The U.S. carried out bombing strikes on German oil factories in and around Auschwitz during daylight hours, when military planners had every reason to believe the factories would be filled with Jewish slave laborers. Civilian casualties were inevitable but the administration felt that harm to the Jewish prisoners was justified in order to achieve America’s war aims. For the same reason, U.S. bombers were sent to strike the V-2 rocket factory in the Buchenwald concentration camp in broad daylight, when it could be assumed that Jewish prisoners would be in the factory. Nearly 400 of them were killed in the bombing.
Not only was the Roosevelt administration willing to risk killing Jewish civilians in order to strike those military targets—it even was willing to endanger the lives of Allied POWs. About 1,400 British servicemen were imprisoned in Auschwitz beginning in the autumn of 1943, and six hundred remained there as of the summer of 1944, working as slave laborers in the oil factories. The U.S. and British governments were well aware that the POWs were there; in fact, the Red Cross regularly brought them food packages. One of the POWs, Charles Coward, smuggled information to the British government about the mass-murder process that was taking place in the Birkenau section of the camp. But the presence of the POWs did not deter the daylight air strikes on factories where British prisoners might be working. As a result, thirty-eight of the British prisoners were killed, and many others injured, in the American bombing on August 20.
In some instances, the U.S. and its allies went further and undertook deliberate attacks on enemy civilians in order to advance the war effort.

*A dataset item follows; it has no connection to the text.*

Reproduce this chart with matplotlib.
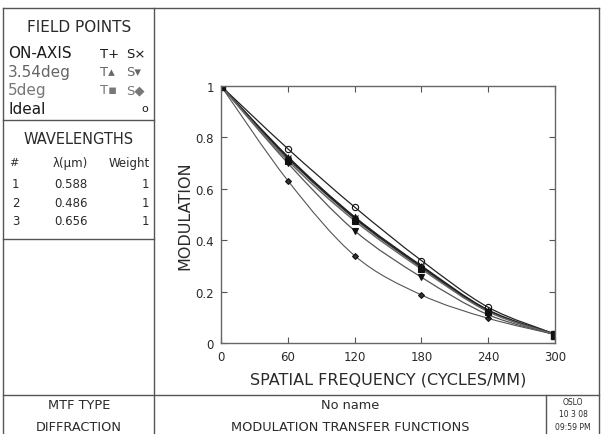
import numpy as np
import matplotlib
matplotlib.use('Agg')
import matplotlib.pyplot as plt
from matplotlib.lines import Line2D
from matplotlib.path import Path
from matplotlib.patches import PathPatch

# data (OSLO MTF plot)
freq = [0, 60, 120, 180, 240, 300]
mtf_t_onaxis = [1.0, 0.725, 0.490, 0.300, 0.128, 0.033]
mtf_s_onaxis = [1.0, 0.720, 0.485, 0.295, 0.126, 0.033]
mtf_t_354 = [1.0, 0.720, 0.490, 0.295, 0.125, 0.033]
mtf_s_354 = [1.0, 0.700, 0.437, 0.256, 0.110, 0.033]
mtf_t_5 = [1.0, 0.710, 0.476, 0.288, 0.122, 0.033]
mtf_s_5 = [1.0, 0.632, 0.340, 0.187, 0.096, 0.033]
mtf_ideal = [1.0, 0.756, 0.529, 0.321, 0.139, 0.035]

wl_num = ['1', '2', '3']
wl_val = ['0.588', '0.486', '0.656']
wl_weight = ['1', '1', '1']

W, H = 601, 435
fig = plt.figure(figsize=(W / 100, H / 100), dpi=100)
plt.rcParams['font.family'] = ['DejaVu Sans']


def fx(px):
    return px / W


def fy(py):
    return 1 - py / H


def hline(y, x0, x1, c='#555555', lw=1.0):
    fig.add_artist(Line2D([fx(x0), fx(x1)], [fy(y), fy(y)], color=c, lw=lw))


def vline(x, y0, y1, c='#555555', lw=1.0):
    fig.add_artist(Line2D([fx(x), fx(x)], [fy(y0), fy(y1)], color=c, lw=lw))


def ftext(x, y, s, size=10, ha='left', color='#2a2a2a', **kw):
    fig.text(fx(x), fy(y), s, fontsize=size, ha=ha, va='center', color=color, **kw)


# frame
hline(9, 3, 599)
hline(396, 3, 599)
vline(3, 9, 435)
vline(154, 9, 435)
vline(599, 9, 435)
vline(546, 396, 435)
hline(121, 3, 154)
hline(240, 3, 154)

# field points box
ftext(79, 27, 'FIELD POINTS', size=11, ha='center')
rows = [('ON-AXIS', 'T+', 'S×', '#1a1a1a'),
        ('3.54deg', 'T▴', 'S▾', '#666666'),
        ('5deg', 'T▪', 'S◆', '#777777')]
for i, (lab, t, s, c) in enumerate(rows):
    y = 54 + i * 18.5
    ftext(8, y, lab, size=11, color=c)
    ftext(100, y, t, size=9.5, color=c)
    ftext(126, y, s, size=9.5, color=c)
ftext(8, 109, 'Ideal', size=11, color='#1a1a1a')
ftext(148, 109, 'o', size=8, ha='right', color='#1a1a1a')

# wavelengths box
ftext(79, 140, 'WAVELENGTHS', size=10.5, ha='center')
ftext(9, 163, '#', size=8)
ftext(70, 163, 'λ(μm)', size=8.5, ha='center')
ftext(150, 163, 'Weight', size=8.5, ha='right')
for i in range(3):
    y = 185 + i * 18.5
    ftext(12, y, wl_num[i], size=8.5)
    ftext(54, y, wl_val[i], size=8.5)
    ftext(149, y, wl_weight[i], size=8.5, ha='right')

# bottom title block
ftext(79, 406, 'MTF TYPE', size=9.3, ha='center')
ftext(79, 428, 'DIFFRACTION', size=9.3, ha='center')
ftext(350, 406, 'No name', size=9.3, ha='center')
ftext(350, 428, 'MODULATION TRANSFER FUNCTIONS', size=9.3, ha='center')
ftext(573, 403, 'OSLO', size=5.5, ha='center')
ftext(573, 415, '10 3 08', size=5.5, ha='center')
ftext(573, 428, '09:59 PM', size=5.5, ha='center')

# plot area
ax = fig.add_axes([fx(221), fy(344), fx(555) - fx(221), fy(87) - fy(344)])
ax.set_xlim(0, 300)
ax.set_ylim(0, 1)


def smooth_path(x, y):
    # cubic bezier through the points (catmull-rom tangents)
    x = np.asarray(x, float)
    y = np.asarray(y, float)
    n = len(x)
    verts = [(x[0], y[0])]
    codes = [Path.MOVETO]
    for i in range(n - 1):
        p0 = np.array([x[max(i - 1, 0)], y[max(i - 1, 0)]])
        p1 = np.array([x[i], y[i]])
        p2 = np.array([x[i + 1], y[i + 1]])
        p3 = np.array([x[min(i + 2, n - 1)], y[min(i + 2, n - 1)]])
        c1 = p1 + (p2 - p0) / 6
        c2 = p2 - (p3 - p1) / 6
        verts += [tuple(c1), tuple(c2), tuple(p2)]
        codes += [Path.CURVE4] * 3
    return Path(verts, codes)


series = [
    (mtf_ideal, 'o', '#222222', 'none', 4.5, 0.9),
    (mtf_s_5, 'D', '#555555', '#333333', 3.0, 0.8),
    (mtf_s_354, 'v', '#555555', '#111111', 4.0, 0.9),
    (mtf_t_354, '^', '#666666', '#111111', 4.0, 1.1),
    (mtf_s_onaxis, 'x', '#333333', '#111111', 4.0, 1.2),
    (mtf_t_onaxis, '+', '#222222', '#111111', 4.5, 1.2),
    (mtf_t_5, 's', '#666666', '#111111', 4.0, 1.1),
]
for vals, mk, lc, fc, ms, lw in series:
    ax.add_patch(PathPatch(smooth_path(freq, vals), fill=False, edgecolor=lc, lw=lw))
    ax.plot(freq[1:], vals[1:], ls='none', marker=mk, ms=ms, mfc=fc,
            mec='#111111', mew=0.8)
ax.plot([0, 300], [1.0, mtf_t_5[-1]], ls='none', marker='s', ms=6, color='#111111')

ax.set_xticks(freq)
ax.set_yticks([0, 0.2, 0.4, 0.6, 0.8, 1.0])
ax.set_yticklabels(['0', '0.2', '0.4', '0.6', '0.8', '1'])
ax.tick_params(direction='in', length=4, width=0.8, color='#555555',
               labelsize=8.5, labelcolor='#2a2a2a', top=True, right=True, pad=5)
for sp in ax.spines.values():
    sp.set_color('#666666')
    sp.set_linewidth(1.0)
ax.set_xlabel('SPATIAL FREQUENCY (CYCLES/MM)', fontsize=11.5, color='#2a2a2a', labelpad=6)
ax.set_ylabel('MODULATION', fontsize=11.5, color='#2a2a2a', labelpad=2)

fig.savefig('out.png', dpi=100)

Beginning in February 1942, the British undertook what was known as “area bombing,” which meant attacking civilian areas in order to undermine the German public’s morale. The United States assented to this approach and participated in many of the most famous strikes on civilian targets. The British-American bombing of Hamburg in July 1943 left 40,000 dead, and the attack on Dresden by U.S. and British bombers in February 1945 killed tens of thousands more.
This approach was sometimes employed on the Pacific front as well. The Roosevelt administration’s firebombing of Tokyo in March 1945 caused over 100,000 civilian fatalities. The Truman administration selected two Japanese civilian centers as the targets of its nuclear bombs, leaving approximately 135,000 dead in Hiroshima and 64,000 in Nagasaki.
Israel does not deliberately kill enemy civilians, but one of the principles of its military actions in built-up areas such as Gaza resembles that of the Allies in World War II—that strikes against the enemy must proceed even if there are civilian casualties.
Will President Biden support Israel taking an approach comparable to what the United States did in World War II? Or will he expect Israel to do as he says, not as the U.S. has done? The answer will become apparent soon.